La banque centrale suisse ramène son taux directeur à 0%, sans franchir le pas du taux négatif
La banque centrale suisse a ramené jeudi son taux directeur à 0% face à la faiblesse de l'inflation en Suisse et aux perspectives "assombries" pour l'économie mondiale, mais s'est abstenue de franchir le pas du taux d'intérêt négatif.
Depuis plusieurs mois, les économistes s'interrogent quant à savoir si la Banque nationale suisse (BNS) va revenir à un taux d'intérêt négatif, comme cela avait le cas en Suisse pendant sept ans entre 2015 et 2022.
Cet instrument l'avait aidé à endiguer les poussées de fièvre du franc suisse, mais a laissé un souvenir amer notamment aux épargnants et caisses de retraites.
"En abaissant aujourd'hui notre taux directeur à 0%, nous le fixons à la limite du territoire négatif", a déclaré Martin Schlegel, le président de la BNS, lors d'une conférence à Zurich.
Il s'agit d'un instrument important "en période exceptionnelle", a-t-il ajouté. Mais repasser à un taux d'intérêt négatif est une décision qui ne se prend pas "à la légère", a-t-il insisté lors d'une conférence de presse à Zurich. La BNS a "conscience" des "effets secondaires non souhaités", a souligné M. Schlegel.
L'écrasante majorité des économistes s'attendaient à ce que la banque centrale suisse ne franchisse pas tout de suite le pas et attende d'en savoir plus sur les droits de douanes dits réciproques aux Etats-Unis à partir de juillet.
Mais plusieurs éléments en amont de sa réunion de politique monétaire suggéraient que la probabilité de revenir à un taux négatif continue de s'accroître.
Début juin, le département du Trésor aux Etats-Unis a ajouté la Suisse à sa liste de surveillance des pays susceptibles de manipuler leur monnaie, ce dont la BNS s'était vigoureusement défendue.
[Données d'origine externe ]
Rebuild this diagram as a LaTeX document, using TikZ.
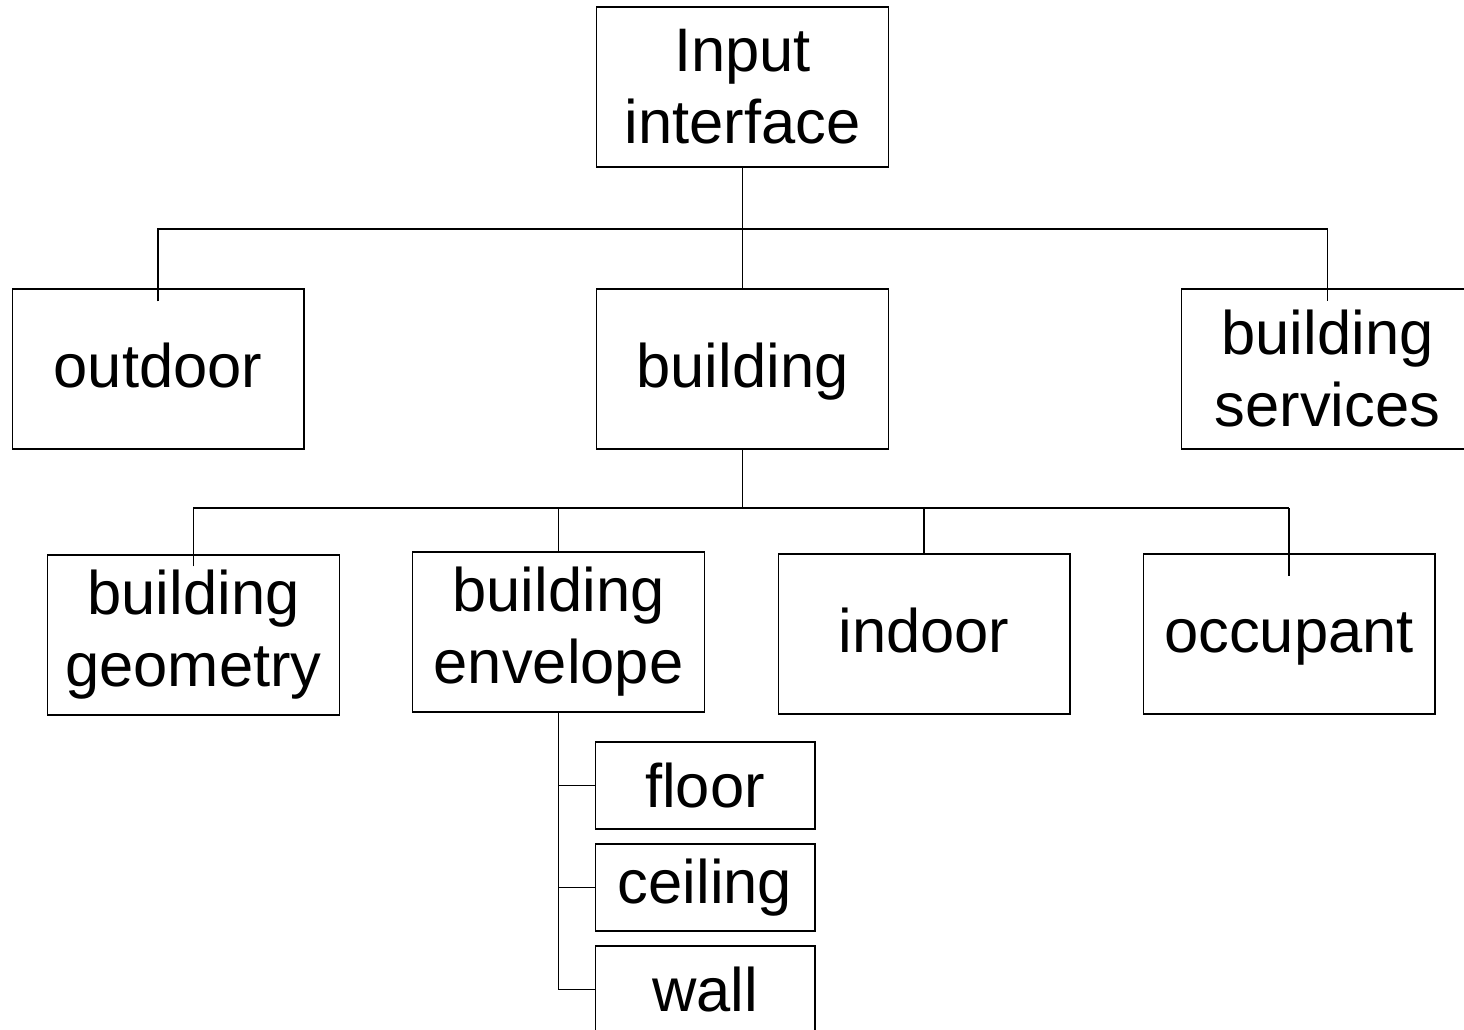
\documentclass[tikz,border=0pt]{standalone}
\usepackage{fontspec}
\setmainfont{Liberation Sans}
\begin{document}
\begin{tikzpicture}[x=0.02cm,y=-0.02cm,
  bigbox/.style={draw=black,line width=0.6pt,minimum width=5.84cm,minimum height=3.2cm,inner sep=0pt,align=center,
    font=\fontsize{35pt}{41pt}\selectfont},
  oneline/.style={text height=1.04cm,text depth=0.3cm},
  smallbox/.style={draw=black,line width=0.6pt,minimum width=4.4cm,minimum height=1.74cm,inner sep=0pt,align=center,
    font=\fontsize{35pt}{41pt}\selectfont},
  conn/.style={line width=0.6pt},
  thickconn/.style={line width=1.1pt}]
\useasboundingbox (0,0) rectangle (1464,1030);
\fill[white] (0,0) rectangle (1464,1030);
% nodes
\node[bigbox] (in)  at (742.5,87)  {Input\\interface};
\node[bigbox,oneline] (out) at (158,369)   {outdoor};
\node[bigbox,oneline] (bld) at (742.5,369) {building};
\node[bigbox] (bs)  at (1327.5,369) {building\\services};
\node[bigbox] (geo) at (193.5,635) {building\\geometry};
\node[bigbox] (env) at (558.5,632) {building\\envelope};
\node[bigbox,oneline] (ind) at (924,634)   {indoor};
\node[bigbox,oneline] (occ) at (1289,634)  {occupant};
\node[smallbox] (flo) at (705,785.5) {floor};
\node[smallbox] (cei) at (705,887.5) {ceiling};
\node[smallbox] (wal) at (705,989.5) {wall};
% junctions
\coordinate (j1) at (742.5,229);
\coordinate (j2) at (742.5,508);
% top level
\draw[conn] (in.south) -- (bld.north);
\draw[conn] ([yshift=-0.26cm]out.north) -- (out.north |- j1) -- (bs.north |- j1) -- ([yshift=-0.26cm]bs.north);
% building level
\draw[thickconn] (bld.south) -- (j2);
\draw[thickconn] (env.north |- j2) -- (occ.north |- j2);
\draw[conn] ([yshift=-0.24cm]geo.north) -- (geo.north |- j2) -- (env.north |- j2) -- (env.north);
\draw[conn] (ind.north |- j2) -- (ind.north);
\draw[conn] (occ.north |- j2) -- ([yshift=-0.46cm]occ.north);
% envelope subtree
\draw[thickconn] (env.south) -- (env.south |- wal.west) -- (wal.west);
\draw[conn] (env.south |- flo.west) -- (flo.west);
\draw[conn] (env.south |- cei.west) -- (cei.west);
\end{tikzpicture}
\end{document}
Elle avait rappelé que ses interventions ponctuelles sur les marchés des changes, qui complètent ses décisions sur les taux d'intérêt, ne sont qu'un des outils à sa disposition pour assurer la stabilité des prix, et non une manière indue d'accroître la compétitivité de l'économie suisse.
Mais de nombreux économistes s'étaient interrogés quant au risque que sa marge de manoeuvre s'en trouve rétrécie.
Autre élément: l'inflation est particulièrement faible en Suisse, l'indice des prix à la consommation étant même tombé en terrain négatif en mai, à -0,1%.
Jeudi, la BNS s'est cependant de nouveau dite prête à intervenir "au besoin" sur le marché des changes et à adapter sa politique monétaire "si nécessaire".
- grande incertitude -
Elle a également abaissé sa prévision d'inflation pour 2025 à 0,2% (contre 0,4% auparavant) et à 0,5% pour 2026 (contre 0,8% précédemment). Sa prévision de croissance est par contre restée inchangée, avec une progression du produit intérieur brut (PIB) attendue entre 1% et 1,5%.
Dans son scénario de base, la BNS prévoit "un ralentissement de l'économie mondiale au cours des prochains trimestres", avec une inflation qui "devrait augmenter aux États-Unis". En Europe, elle table en revanche sur "une nouvelle baisse de la pression inflationniste".
Mais ce scénario est "entouré d'une grande incertitude", a précisé la BNS dans le communiqué détaillant sa décision trimestrielle de politique monétaire, alors que "les barrières commerciales, par exemple, pourraient encore augmenter et freiner plus fortement l'économie mondiale".
Le taux d'intérêt négatif est un instrument exceptionnel pour les banques centrales, mais la BNS en avait fait le pilier de sa politique monétaire entre 2015 et 2022. Car la particularité du franc suisse est qu'il s'agit d'une valeur refuge, comme le yen japonais, l'or ou les emprunts allemands.
Ce taux négatif a pour effet de renchérir le coût des dépôts, ce qui avait aidé la BNS de lutter contre la surévaluation de sa monnaie, derrière laquelle les investisseurs se réfugient en cas de grandes incertitudes économiques ou tensions géopolitiques.
Mais ce taux négatif avait également eu des effets défavorables pour l'épargne, puisque les banques l'avaient en partie répercuté sur les gros dépôts de leurs clients, ce qui en pratique revenait à ponctionner des frais plutôt que de rémunérer leur épargne. Il avait également pénalisé les caisses retraite, notamment au niveau des rendements des placements obligataires, et fait craindre une surchauffe du marché immobilier.